Yes tell us how many ears Tender has! I need to know!! Tender's fursona is the Russian food cat?! Amazing The livestream practically starts with googling animal pictures. Classic
Honestly Echo's disability was barely noticeable to me as a listener… There wasn't a lot of visible difference between the way they accessed the mesh and other PCs did, and after the nanites did activate, I don't think it was ever brought up again…

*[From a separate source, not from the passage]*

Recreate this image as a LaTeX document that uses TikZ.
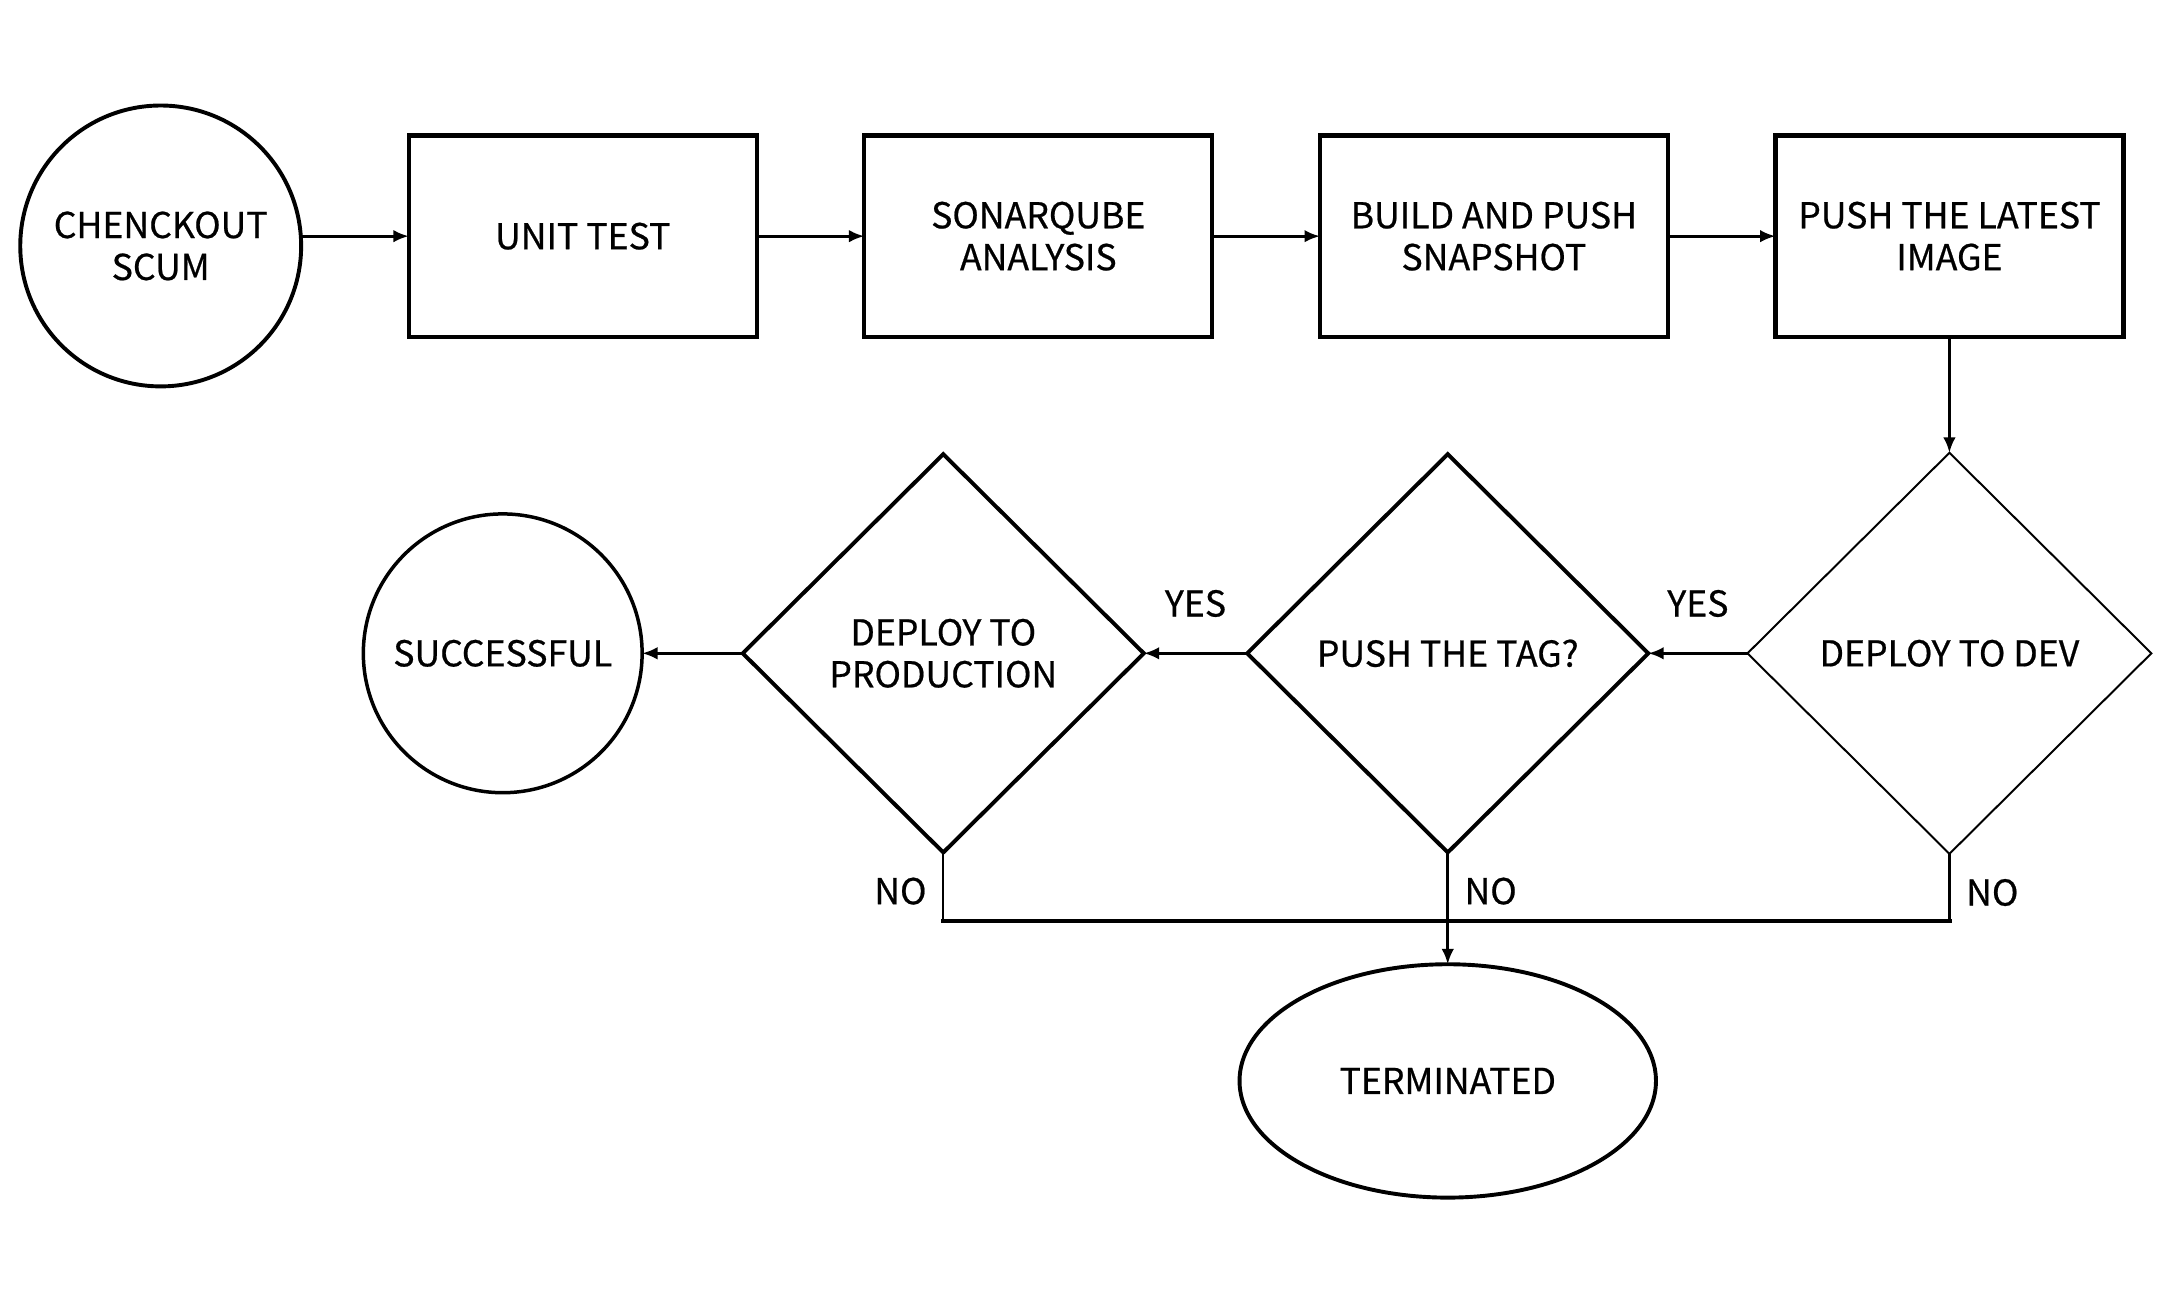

Yeah I'm genuinely upset that Tender and Fourteen didn't get together, by the way! Or at least have an overt romantic storyline! Give me that sweet sweet PC/PC romance my soul is starving Like I get what Jack is saying about the value of depicting friendship and normally I'd be on his side but 😭 😭 😭 On the other hand I didn't know Echo/Grand was a thing (And now feel kind of bitter it got more official endorsement than my ship that has more canonical foundation) This universe is actually about Austin inventing NPCs who have crushes on Keith's characters and then Keith pointedly avoiding the subject How could anyone forget about Tender's wild fangirling over Waltz lmfao
Austin calmly talking of all these things I screamed about above like “yeah that's what I intended”. Like on the one hand I'm glad, but on the other why couldn't you make it less frustrating to listen to
The rehabilitation theme is another thing that is present thematically but was not discussed on screen enough imo. One thing my mind kept returning to re: Contrition's Figure was the question of forgiveness for serious crime, personal boundaries and principles, and the policy of not disclosing the inmates' crimes. I imagine a survivor of rape or abuse wouldn't want to share space with someone who did the same kind of crime that hurt them. Even if they wouldn't be made to interact, of course, but what if that person believes those kind of people don't deserve rehabilitation at all? What if they reject that system on principle? You often encounter seemingly serious statements like “abusers/rapists/nazis should die”, especially lately. I've heard that about “fascists” (which is a separate issue) in this very campaign. Where do people with these opinions go in a utopia? Do they not exist? Do people who commit horrific crimes not exist either? Because I was listening to that arc and thinking “What if one of those undisclosed crimes was csa or serial murder or something like that? Would I be expected to shake hands and play chess with that criminal? How could I rehabilitate, heal, re-socialize, learn to trust in a space where anyone I meet could be Shrodinger's rapist?” And that leads to the bigger question of what a utopia is. Is it a better society – or better human nature? If latter (and Austin said so) – then to what extent? Because the theoretical people who are so much more advanced than us that they are, en masse, incapable of extreme cruelty, must also differ from our generation with their entire psychology. And a psychology so different would be unimaginable, unplayable, and would not provide necessary dramatic conflict or antagonistic characters. Which is why most alien characters in most stories, including this one, are just humans in silly costumes or prosthetics.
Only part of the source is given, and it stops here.